FTS 2000

July 1996

COMMUNICATIONS GUIDE

FTS 2000

New Telecommunications Contract to Resemble Current Program

A final request for proposals is due next month for the post-FTS 2000 procurement, which will replace the 10-year, $25 billion federal telecommunications program that expires in 1998. The General Services Administration says the new contracts, which are expected to be awarded next summer, will go to three vendors offering a comprehensive range of long-distance services.

Although bidders will have to compete for each package, a single bidder could win all three. Under a recently revised plan, the lead bidder will receive 40 percent of the business and the other two bidders each will take 30 percent.

Unlike the FTS 2000 contract, the follow-on program will not carry any mandatory-use provisions and will be open to state and local governments. Each of the indefinite-delivery, indefinite-quantity contracts will run 10 years, with provisions for internal recompetitions during the fourth and seventh years.

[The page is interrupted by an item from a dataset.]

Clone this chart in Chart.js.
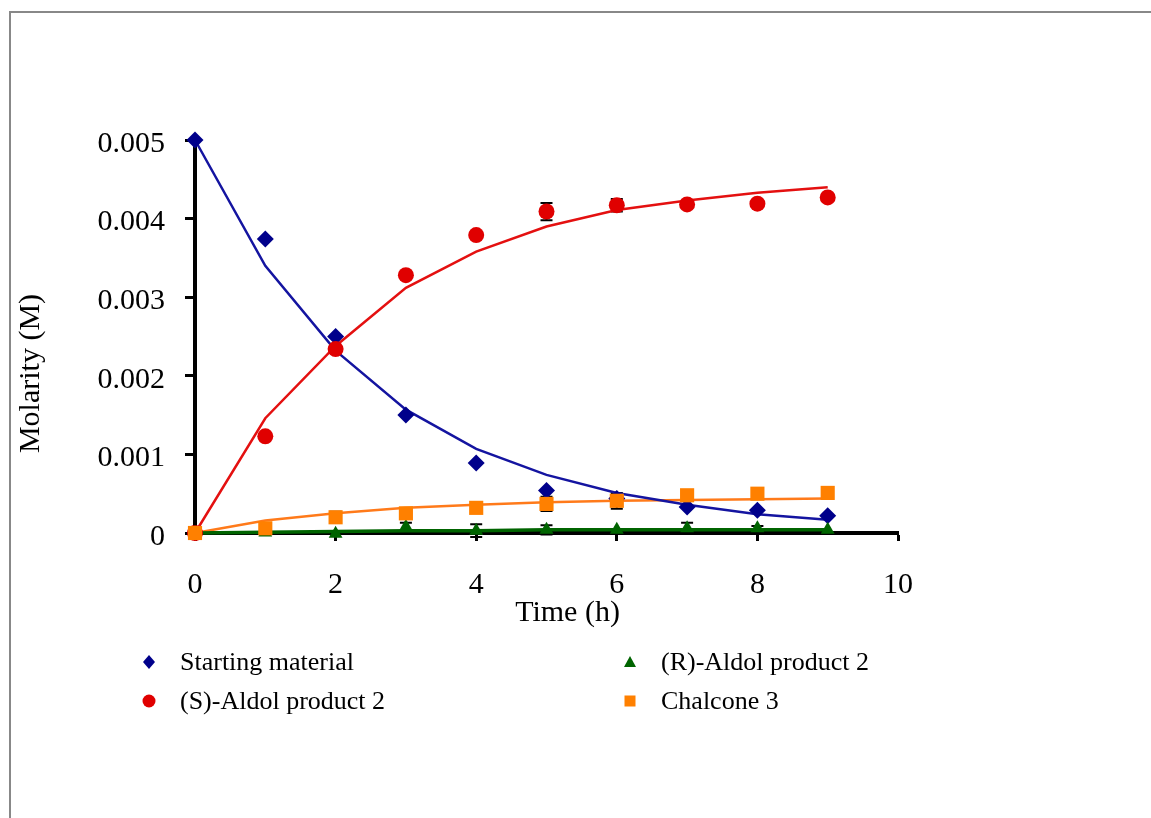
<!DOCTYPE html>
<html>
<head>
<meta charset="utf-8">
<script src="https://cdn.jsdelivr.net/npm/chart.js@4.4.1/dist/chart.umd.min.js"></script>
<style>
  html, body { margin:0; padding:0; background:#fff; overflow:hidden; width:1151px; height:818px; }
  #wrap { position:relative; width:1151px; height:818px; overflow:hidden; }
  #frame { position:absolute; left:9px; top:11px; width:1300px; height:1000px;
           border-left:2px solid #888; border-top:2px solid #888; }
  canvas { position:absolute; left:0; top:0; }
  .lg { position:absolute; font-family:'Liberation Serif','Times New Roman',serif; font-size:26px;
        color:#000; white-space:nowrap; line-height:30px; height:30px; }
  .lg svg { position:absolute; top:0; }
  .lg span { position:absolute; left:0; top:0; }
</style>
</head>
<body>
<div id="wrap">
  <div id="frame"></div>
  <canvas id="c" width="1151" height="818"></canvas>
  <div id="legend"></div>
</div>
<script>
// ---------------- data ----------------
const timeH = [0, 1, 2, 3, 4, 5, 6, 7, 8, 9];
const xTickLabels = ['0', '2', '4', '6', '8', '10'];
const yTickLabels = ['0', '0.001', '0.002', '0.003', '0.004', '0.005'];
const seriesNames = ['Starting material', '(S)-Aldol product 2', '(R)-Aldol product 2', 'Chalcone 3'];

const startingMaterial    = [0.00500, 0.00374, 0.00250, 0.00150, 0.00089, 0.00054, 0.00044, 0.00033, 0.00029, 0.00022];
const startingMaterialFit = [0.00500, 0.00340, 0.00232, 0.00157, 0.00107, 0.00074, 0.00051, 0.00036, 0.00024, 0.00017];
const startingMaterialErr = [0, 0, 0, 0, 0, 0, 0, 0, 0, 0];

const sAldol    = [0, 0.00123, 0.00234, 0.00328, 0.00379, 0.00409, 0.00417, 0.00418, 0.00419, 0.00427];
const sAldolFit = [0, 0.00146, 0.00238, 0.00312, 0.00358, 0.00390, 0.00411, 0.00423, 0.00433, 0.00440];
const sAldolErr = [0, 0, 0, 0, 0, 0.00011, 0.00008, 0, 0, 0];

const rAldol    = [0, 0.000005, -0.00001, 0.00008, 0.00003, 0.00004, 0.00004, 0.00006, 0.00006, 0.00004];
const rAldolFit = [0, 0.00001, 0.00002, 0.00003, 0.00003, 0.00004, 0.00004, 0.00004, 0.00004, 0.00004];
const rAldolErr = [0, 0, 0, 0.00005, 0.00008, 0.00006, 0, 0.00007, 0.00003, 0];

const chalcone    = [0, 0.00006, 0.00020, 0.00025, 0.00032, 0.00037, 0.00041, 0.00048, 0.00050, 0.00051];
const chalconeFit = [0, 0.00016, 0.00025, 0.00032, 0.00036, 0.00039, 0.00041, 0.00042, 0.00043, 0.00044];
const chalconeErr = [0, 0, 0.00007, 0, 0, 0.00009, 0.00010, 0, 0, 0];

// ---------------- styles ----------------
const FONT = "'Liberation Serif', 'Times New Roman', serif";
const markerColors = ['#00008B', '#E00000', '#006400', '#FF8000'];
const lineColors   = ['#1414A0', '#E41010', '#006400', '#FF7A1A'];
const lineWidths   = [2.5, 2.5, 3.5, 2.5];
const markerStyles = ['rectRot', 'circle', 'triangle', 'rect'];
const markerRadii  = [8.5, 8, 8, 10];

const pts = arr => timeH.map((t, i) => ({ x: t, y: arr[i] }));
const values = [startingMaterial, sAldol, rAldol, chalcone];
const fits   = [startingMaterialFit, sAldolFit, rAldolFit, chalconeFit];
const errs   = [startingMaterialErr, sAldolErr, rAldolErr, chalconeErr];
const markerOrder = [4, 3, 2, 1];   // lower order is drawn on top

const datasets = [];
fits.forEach((f, i) => datasets.push({
  type: 'line', label: seriesNames[i] + ' fit', data: pts(f),
  borderColor: lineColors[i], borderWidth: lineWidths[i], pointRadius: 0,
  tension: 0, fill: false, clip: false, order: 10 + i
}));
values.forEach((v, i) => datasets.push({
  type: 'scatter', label: seriesNames[i], data: pts(v), errors: errs[i],
  showLine: false, pointStyle: markerStyles[i], pointRadius: markerRadii[i],
  backgroundColor: markerColors[i], borderColor: markerColors[i], borderWidth: 0,
  clip: false, order: markerOrder[i]
}));

// error bars, drawn underneath the markers
const errorBars = {
  id: 'errorBars',
  beforeDatasetsDraw(chart) {
    const { ctx, scales: { x, y } } = chart;
    ctx.save();
    ctx.strokeStyle = '#000';
    ctx.lineWidth = 2;
    chart.data.datasets.forEach(ds => {
      if (!ds.errors) return;
      ds.data.forEach((p, i) => {
        const e = ds.errors[i];
        if (!e) return;
        const px = x.getPixelForValue(p.x);
        const y1 = y.getPixelForValue(p.y + e);
        const y2 = y.getPixelForValue(p.y - e);
        ctx.beginPath();
        ctx.moveTo(px, y1); ctx.lineTo(px, y2);
        ctx.moveTo(px - 6, y1); ctx.lineTo(px + 6, y1);
        ctx.moveTo(px - 6, y2); ctx.lineTo(px + 6, y2);
        ctx.stroke();
      });
    });
    ctx.restore();
  }
};

// axis titles (placed as in the original, offset from the axis middle)
const axisTitles = {
  id: 'axisTitles',
  afterDraw(chart) {
    const { ctx, chartArea } = chart;
    ctx.save();
    ctx.fillStyle = '#000';
    ctx.font = '30px ' + FONT;
    ctx.textAlign = 'center';
    ctx.textBaseline = 'middle';
    ctx.fillText('Time (h)', (chartArea.left + chartArea.right) / 2 + 21, chartArea.bottom + 80);
    ctx.translate(31, (chartArea.top + chartArea.bottom) / 2 + 37);
    ctx.rotate(-Math.PI / 2);
    ctx.fillText('Molarity (M)', 0, 0);
    ctx.restore();
  }
};

new Chart(document.getElementById('c'), {
  type: 'scatter',
  data: { datasets },
  options: {
    responsive: false,
    animation: false,
    events: [],
    layout: { padding: { left: 0, top: 140, right: 253, bottom: 225 } },
    plugins: { legend: { display: false }, tooltip: { enabled: false } },
    scales: {
      x: {
        type: 'linear', min: 0, max: 10,
        ticks: { stepSize: 2, color: '#000', font: { family: FONT, size: 30 }, padding: 26,
                 callback: v => xTickLabels[Math.round(v / 2)] },
        grid: { drawOnChartArea: false, drawTicks: true, tickLength: 8, tickWidth: 3, tickColor: '#000' },
        border: { color: '#000', width: 4 },
        afterFit(s) { s.height = 60; }
      },
      y: {
        type: 'linear', min: 0, max: 0.005,
        ticks: { stepSize: 0.001, color: '#000', font: { family: FONT, size: 30 }, padding: 20,
                 labelOffset: 4,
                 callback: v => yTickLabels[Math.round(v / 0.001)] },
        grid: { drawOnChartArea: false, drawTicks: true, tickLength: 10, tickWidth: 3, tickColor: '#000' },
        border: { color: '#000', width: 4 },
        afterFit(s) { s.width = 195; }
      }
    }
  },
  plugins: [errorBars, axisTitles]
});

// ---------------- HTML legend ----------------
const legendPos = [ { x: 140, y: 647 }, { x: 140, y: 686 }, { x: 621, y: 647 }, { x: 621, y: 686 } ];
const legendShapes = {
  rectRot: c => `<polygon points="9,2 15,9 9,16 3,9" fill="${c}"/>`,
  circle:  c => `<circle cx="9" cy="9" r="6.5" fill="${c}"/>`,
  triangle:c => `<polygon points="9,3 15,14 3,14" fill="${c}"/>`,
  rect:    c => `<rect x="3.5" y="3.5" width="11" height="11" fill="${c}"/>`
};
const lg = document.getElementById('legend');
seriesNames.forEach((name, i) => {
  const d = document.createElement('div');
  d.className = 'lg';
  d.style.left = legendPos[i].x + 'px';
  d.style.top = legendPos[i].y + 'px';
  d.innerHTML = `<svg width="18" height="18" style="left:0;top:6px">${legendShapes[markerStyles[i]](markerColors[i])}</svg>` +
                `<span style="left:40px">${name}</span>`;
  lg.appendChild(d);
});
</script>
</body>
</html>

Agencies will be assigned to contractors but only will be required to buy switched-voice and dedicated-transmission services from them until minimum spending targets have been reached-then agencies may switch to other suppliers. Niche telecommunications services will be able to be acquired from any of the contracts' suppliers.

"We may add a procurement for value-added services as technologies evolve and the full effects of telecommunications reform are felt," says Robert J. Woods, commissioner of GSA's new Federal Telecommunications Service (FTS).

Last fall, GSA merged its local and long-distance telecommunications programs into FTS. Cuts in overhead have resulted in local phone service costs being reduced by more than $4 per line, with a total projected savings of about $25 million for fiscal 1996. GSA hopes eventually to cut local rates to $15 per line.